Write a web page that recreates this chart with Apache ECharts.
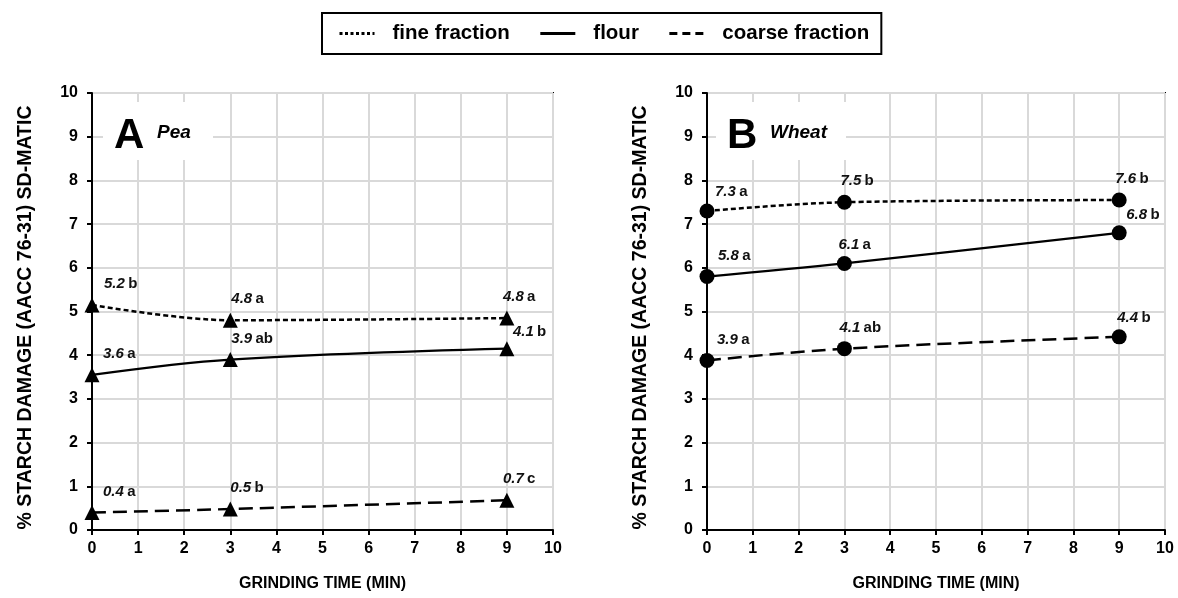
<!DOCTYPE html>
<html><head><meta charset="utf-8">
<script src="https://cdn.jsdelivr.net/npm/echarts@6/dist/echarts.min.js"></script>
<style>html,body{margin:0;padding:0;background:#fff}#c{width:1178px;height:598px}</style>
</head><body><div id="c"></div>
<script>
const times = [0, 3, 9];
const xTicks = [0,1,2,3,4,5,6,7,8,9,10];
const yTicks = [0,1,2,3,4,5,6,7,8,9,10];
const seriesNames = ['fine fraction', 'flour', 'coarse fraction'];
// Pea (panel A)
const peaFine = [5.15, 4.8, 4.85];
const peaFlour = [3.55, 3.9, 4.15];
const peaCoarse = [0.4, 0.48, 0.68];
const peaFineLbl = ['5.2', '4.8', '4.8'];
const peaFineSig = ['b', 'a', 'a'];
const peaFlourLbl = ['3.6', '3.9', '4.1'];
const peaFlourSig = ['a', 'ab', 'b'];
const peaCoarseLbl = ['0.4', '0.5', '0.7'];
const peaCoarseSig = ['a', 'b', 'c'];
// Wheat (panel B)
const wheatFine = [7.3, 7.5, 7.55];
const wheatFlour = [5.8, 6.1, 6.8];
const wheatCoarse = [3.88, 4.15, 4.42];
const wheatFineLbl = ['7.3', '7.5', '7.6'];
const wheatFineSig = ['a', 'b', 'b'];
const wheatFlourLbl = ['5.8', '6.1', '6.8'];
const wheatFlourSig = ['a', 'a', 'b'];
const wheatCoarseLbl = ['3.9', '4.1', '4.4'];
const wheatCoarseSig = ['a', 'ab', 'b'];

const FONT = '"Liberation Sans", Arial, sans-serif';
const styles = {
  'fine fraction': {type: [5, 3], width: 2.5, legendType: [3, 2.5]},
  'flour': {type: 'solid', width: 2.3, legendType: 'solid'},
  'coarse fraction': {type: [14, 7], width: 2.5, legendType: [8, 5]}
};

function mkSeries(idx, name, vals, lbl, sig, symbol, symSize, offs) {
  return {
    type: 'line', name: name + (idx ? ' B' : ' A'),
    xAxisIndex: idx, yAxisIndex: idx,
    data: times.map((t, i) => [t, vals[i]]),
    smooth: 0.35,
    symbol: symbol, symbolSize: symSize,
    itemStyle: {color: '#000'},
    lineStyle: {color: '#000', type: styles[name].type, width: styles[name].width},
    label: {
      show: true, position: 'top', distance: 6, align: 'left',
      formatter: p => '{i|' + lbl[p.dataIndex] + '} {n|' + sig[p.dataIndex] + '}',
      rich: {
        i: {fontFamily: FONT, fontSize: 15, fontWeight: 'bold', fontStyle: 'italic', color: '#111'},
        n: {fontFamily: FONT, fontSize: 15, fontWeight: 'bold', color: '#111'}
      }
    },
    labelLayout: p => ({dx: offs[p.dataIndex][0], dy: offs[p.dataIndex][1]}),
    z: 3
  };
}

const grids = [
  {left: 92, right: 625, top: 93, bottom: 68},
  {left: 707, right: 13, top: 93, bottom: 68}
];
const axisFont = {fontFamily: FONT, fontSize: 16, fontWeight: 'bold', color: '#000'};

function panelTag(x, y, w, h, letter, name, nameDx) {
  return {
    type: 'group', left: x, top: y, z: 50,
    children: [
      {type: 'rect', shape: {x: 0, y: 0, width: w, height: h}, style: {fill: '#fff'}, z: 50},
      {type: 'text', x: 11, y: 13, z: 51, style: {text: letter, font: 'bold 42px ' + FONT, fill: '#000', textVerticalAlign: 'top'}},
      {type: 'text', x: nameDx, y: 21, z: 51, style: {text: name, font: 'italic bold 19px ' + FONT, fill: '#000', textVerticalAlign: 'top'}}
    ]
  };
}

const option = {
  animation: false,
  backgroundColor: '#fff',
  grid: grids.map(g => Object.assign({show: true, borderColor: '#000', borderWidth: 2, backgroundColor: 'transparent'}, g)),
  legend: {
    data: seriesNames.map(n => ({name: n, lineStyle: {type: styles[n].legendType, width: 3}})),
    left: 322, top: 13,
    padding: [10, 12, 10, 16],
    borderColor: '#000', borderWidth: 2,
    itemWidth: 35, itemHeight: 14, itemGap: 29,
    itemStyle: {opacity: 0},
    textStyle: {fontFamily: FONT, fontSize: 20.5, fontWeight: 'bold', color: '#000', padding: [0, 0, 0, 13]}
  },
  xAxis: [0, 1].map(i => ({
    type: 'value', gridIndex: i, min: 0, max: 10, interval: 1,
    name: 'GRINDING TIME (MIN)', nameLocation: 'middle', nameGap: 46,
    nameTextStyle: {fontFamily: FONT, fontSize: 16, fontWeight: 'bold', color: '#000'},
    axisLine: {show: true, lineStyle: {color: '#000', width: 2}},
    axisTick: {show: true, length: 5, lineStyle: {color: '#000', width: 2}},
    axisLabel: Object.assign({margin: 11, formatter: v => xTicks.includes(v) ? String(v) : ''}, axisFont),
    splitLine: {show: true, lineStyle: {color: '#d9d9d9', width: 2}}
  })),
  yAxis: [0, 1].map(i => ({
    type: 'value', gridIndex: i, min: 0, max: 10, interval: 1,
    name: '% STARCH DAMAGE (AACC 76-31) SD-MATIC', nameLocation: 'middle', nameGap: 56,
    nameRotate: 90,
    nameTextStyle: {fontFamily: FONT, fontSize: 19.5, fontWeight: 'bold', color: '#000', padding: [0, 12, 0, 0]},
    axisLine: {show: true, lineStyle: {color: '#000', width: 2}},
    axisTick: {show: true, length: 5, lineStyle: {color: '#000', width: 2}},
    axisLabel: Object.assign({margin: 14, formatter: v => yTicks.includes(v) ? String(v) : ''}, axisFont),
    splitLine: {show: true, lineStyle: {color: '#d9d9d9', width: 2}}
  })),
  graphic: [
    panelTag(103, 102, 110, 58, 'A', 'Pea', 54),
    panelTag(716, 102, 130, 58, 'B', 'Wheat', 54)
  ],
  series: [
    ...seriesNames.map(n => ({type: 'line', name: n, data: [], symbol: 'none', xAxisIndex: 0, yAxisIndex: 0,
      itemStyle: {color: '#000'}, lineStyle: {color: '#000', type: styles[n].type, width: 2.5}})),
    mkSeries(0, 'fine fraction', peaFine, peaFineLbl, peaFineSig, 'triangle', 15, [[12,0],[1,0],[-4,0]]),
    mkSeries(0, 'flour', peaFlour, peaFlourLbl, peaFlourSig, 'triangle', 15, [[11,0],[1,0],[6,4]]),
    mkSeries(0, 'coarse fraction', peaCoarse, peaCoarseLbl, peaCoarseSig, 'triangle', 15, [[11,0],[0,0],[-4,0]]),
    mkSeries(1, 'fine fraction', wheatFine, wheatFineLbl, wheatFineSig, 'circle', 15, [[8,2],[-4,0],[-4,0]]),
    mkSeries(1, 'flour', wheatFlour, wheatFlourLbl, wheatFlourSig, 'circle', 15, [[11,0],[-6,2],[7,3]]),
    mkSeries(1, 'coarse fraction', wheatCoarse, wheatCoarseLbl, wheatCoarseSig, 'circle', 15, [[10,0],[-5,0],[-2,2]])
  ]
};
const chart = echarts.init(document.getElementById('c'), null, {renderer: 'canvas'});
chart.setOption(option);
</script></body></html>
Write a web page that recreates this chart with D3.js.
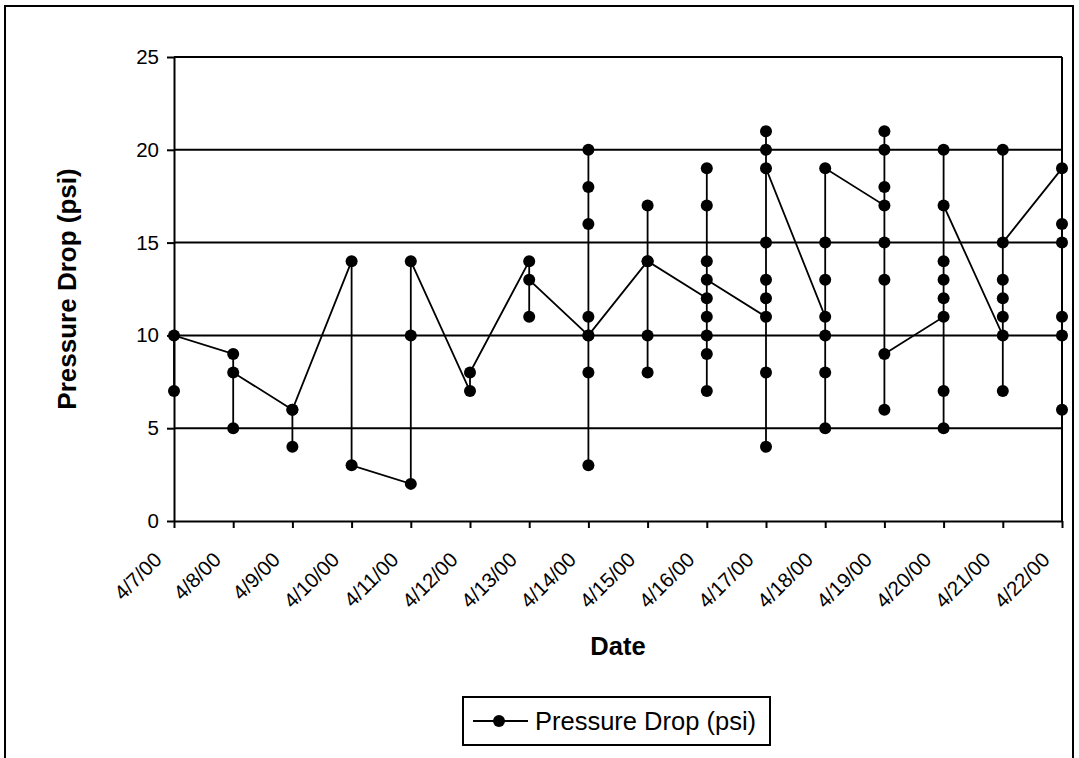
<!DOCTYPE html>
<html>
<head>
<meta charset="utf-8">
<script src="https://cdn.jsdelivr.net/npm/d3@7"></script>
<style>
  body { margin: 0; background: #fff; }
  svg { display: block; font-family: 'Liberation Sans', Arial, sans-serif; }
  .grid line { stroke: #000; stroke-width: 2; }
  .axis path, .axis line { stroke: #000; stroke-width: 2; }
  .axis text { fill: #000; }
  .line-actual { fill: none; stroke: #000; stroke-width: 1.8; }
  .point-actual { fill: #000; }
</style>
</head>
<body>
<div id="chart"></div>
<script>
// Readings per day, in the order they were logged
let dayLabels = ['4/7/00', '4/8/00', '4/9/00', '4/10/00', '4/11/00', '4/12/00', '4/13/00', '4/14/00',
                 '4/15/00', '4/16/00', '4/17/00', '4/18/00', '4/19/00', '4/20/00', '4/21/00', '4/22/00']

let pressureByDay = [
  [7, 10],
  [9, 5, 8],
  [6, 4, 6],
  [14, 3],
  [2, 10, 14],
  [7, 8],
  [14, 11, 13],
  [10, 3, 8, 11, 16, 18, 20, 10],
  [14, 17, 10, 8, 14],
  [12, 7, 9, 10, 11, 14, 17, 19, 13],
  [11, 4, 8, 12, 13, 15, 20, 21, 19],
  [11, 5, 8, 10, 13, 15, 19],
  [17, 21, 20, 18, 15, 13, 6, 9],
  [11, 5, 7, 12, 13, 14, 20, 17],
  [10, 7, 11, 12, 13, 20, 15],
  [19, 16, 6, 10, 11, 15]
]

let yTicks = [0, 5, 10, 15, 20, 25]
let seriesName = 'Pressure Drop (psi)'

// Flatten to rows of {day, value}
let readings = []
pressureByDay.forEach((vals, i) => {
  vals.forEach(v => readings.push({ day: dayLabels[i], value: v }))
})

let svgWidth = 1079,
    svgHeight = 758

let margin = { top: 57, right: 17, bottom: 237, left: 174 },
    width = svgWidth - margin.left - margin.right,
    height = svgHeight - margin.top - margin.bottom

let root = d3.select('#chart').append('svg')
    .attr('width', svgWidth)
    .attr('height', svgHeight)

// Chart area border (runs off the bottom of the picture)
root.append('rect')
  .attr('x', 5)
  .attr('y', 6)
  .attr('width', 1068)
  .attr('height', 800)
  .attr('fill', 'none')
  .attr('stroke', '#000')
  .attr('stroke-width', 2)

let svg = root.append('g')
    .attr('transform', 'translate(' + margin.left + ',' + margin.top + ')')

let xScale = d3.scalePoint()
    .domain(dayLabels)
    .range([0, width])

let yScale = d3.scaleLinear()
    .domain([0, 25])
    .range([height, 0])

// Gridlines
svg.append('g')
  .attr('class', 'grid')
  .selectAll('line')
  .data(yTicks.filter(d => d > 0))
  .enter().append('line')
  .attr('x1', 0)
  .attr('x2', width)
  .attr('y1', d => yScale(d))
  .attr('y2', d => yScale(d))

// Right edge of plot area
svg.append('line')
  .attr('x1', width)
  .attr('x2', width)
  .attr('y1', 0)
  .attr('y2', height)
  .attr('stroke', '#000')
  .attr('stroke-width', 2)

// Axes
let yAxis = d3.axisLeft(yScale)
    .tickValues(yTicks)
    .tickSize(7)
    .tickPadding(8)
    .tickSizeOuter(0)

svg.append('g')
  .attr('class', 'axis axis-y')
  .call(yAxis)
  .selectAll('text')
  .style('font-size', '20.5px')

let xAxis = d3.axisBottom(xScale)
    .tickSize(7)
    .tickSizeOuter(0)
    .tickFormat('')

svg.append('g')
  .attr('class', 'axis axis-x')
  .attr('transform', 'translate(0,' + height + ')')
  .call(xAxis)

// Rotated date labels
svg.append('g')
  .selectAll('text')
  .data(dayLabels)
  .enter().append('text')
  .attr('transform', d => 'translate(' + (xScale(d) - 11) + ',' + (height + 40) + ') rotate(-45)')
  .attr('text-anchor', 'end')
  .style('font-size', '20.5px')
  .text(d => d)

// Axis titles
svg.append('text')
  .attr('x', width / 2)
  .attr('y', height + 134)
  .attr('text-anchor', 'middle')
  .style('font-size', '25.5px')
  .style('font-weight', 'bold')
  .text('Date')

svg.append('text')
  .attr('transform', 'translate(' + (-98) + ',' + (height / 2) + ') rotate(-90)')
  .attr('text-anchor', 'middle')
  .style('font-size', '26px')
  .style('font-weight', 'bold')
  .text(seriesName)

// Data line
let line = d3.line()
    .x(d => xScale(d.day))
    .y(d => yScale(d.value))

svg.append('path')
  .datum(readings)
  .attr('class', 'line-actual')
  .attr('d', line)

svg.selectAll('.point-actual')
  .data(readings)
  .enter().append('circle')
  .attr('class', 'point-actual')
  .attr('cx', d => xScale(d.day))
  .attr('cy', d => yScale(d.value))
  .attr('r', 6)

// Legend
let legend = root.append('g')
    .attr('transform', 'translate(463,697)')

legend.append('rect')
  .attr('width', 307)
  .attr('height', 48)
  .attr('fill', '#fff')
  .attr('stroke', '#000')
  .attr('stroke-width', 2)

legend.append('line')
  .attr('x1', 10)
  .attr('x2', 65)
  .attr('y1', 24)
  .attr('y2', 24)
  .attr('stroke', '#000')
  .attr('stroke-width', 2)

legend.append('circle')
  .attr('cx', 36)
  .attr('cy', 24)
  .attr('r', 6)
  .attr('fill', '#000')

legend.append('text')
  .attr('x', 72)
  .attr('y', 24)
  .attr('dy', '0.36em')
  .style('font-size', '25.5px')
  .text(seriesName)
</script>
</body>
</html>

The request:
Set down the records above word for word, from the first line through the line containing "const wheatCoarseSig = ['a', 'ab', 'b'];", both included; leave out the pictures.

Full output:
Write a web page that recreates this chart with Apache ECharts.
<!DOCTYPE html>
<html><head><meta charset="utf-8">
<script src="https://cdn.jsdelivr.net/npm/echarts@6/dist/echarts.min.js"></script>
<style>html,body{margin:0;padding:0;background:#fff}#c{width:1178px;height:598px}</style>
</head><body><div id="c"></div>
<script>
const times = [0, 3, 9];
const xTicks = [0,1,2,3,4,5,6,7,8,9,10];
const yTicks = [0,1,2,3,4,5,6,7,8,9,10];
const seriesNames = ['fine fraction', 'flour', 'coarse fraction'];
// Pea (panel A)
const peaFine = [5.15, 4.8, 4.85];
const peaFlour = [3.55, 3.9, 4.15];
const peaCoarse = [0.4, 0.48, 0.68];
const peaFineLbl = ['5.2', '4.8', '4.8'];
const peaFineSig = ['b', 'a', 'a'];
const peaFlourLbl = ['3.6', '3.9', '4.1'];
const peaFlourSig = ['a', 'ab', 'b'];
const peaCoarseLbl = ['0.4', '0.5', '0.7'];
const peaCoarseSig = ['a', 'b', 'c'];
// Wheat (panel B)
const wheatFine = [7.3, 7.5, 7.55];
const wheatFlour = [5.8, 6.1, 6.8];
const wheatCoarse = [3.88, 4.15, 4.42];
const wheatFineLbl = ['7.3', '7.5', '7.6'];
const wheatFineSig = ['a', 'b', 'b'];
const wheatFlourLbl = ['5.8', '6.1', '6.8'];
const wheatFlourSig = ['a', 'a', 'b'];
const wheatCoarseLbl = ['3.9', '4.1', '4.4'];
const wheatCoarseSig = ['a', 'ab', 'b'];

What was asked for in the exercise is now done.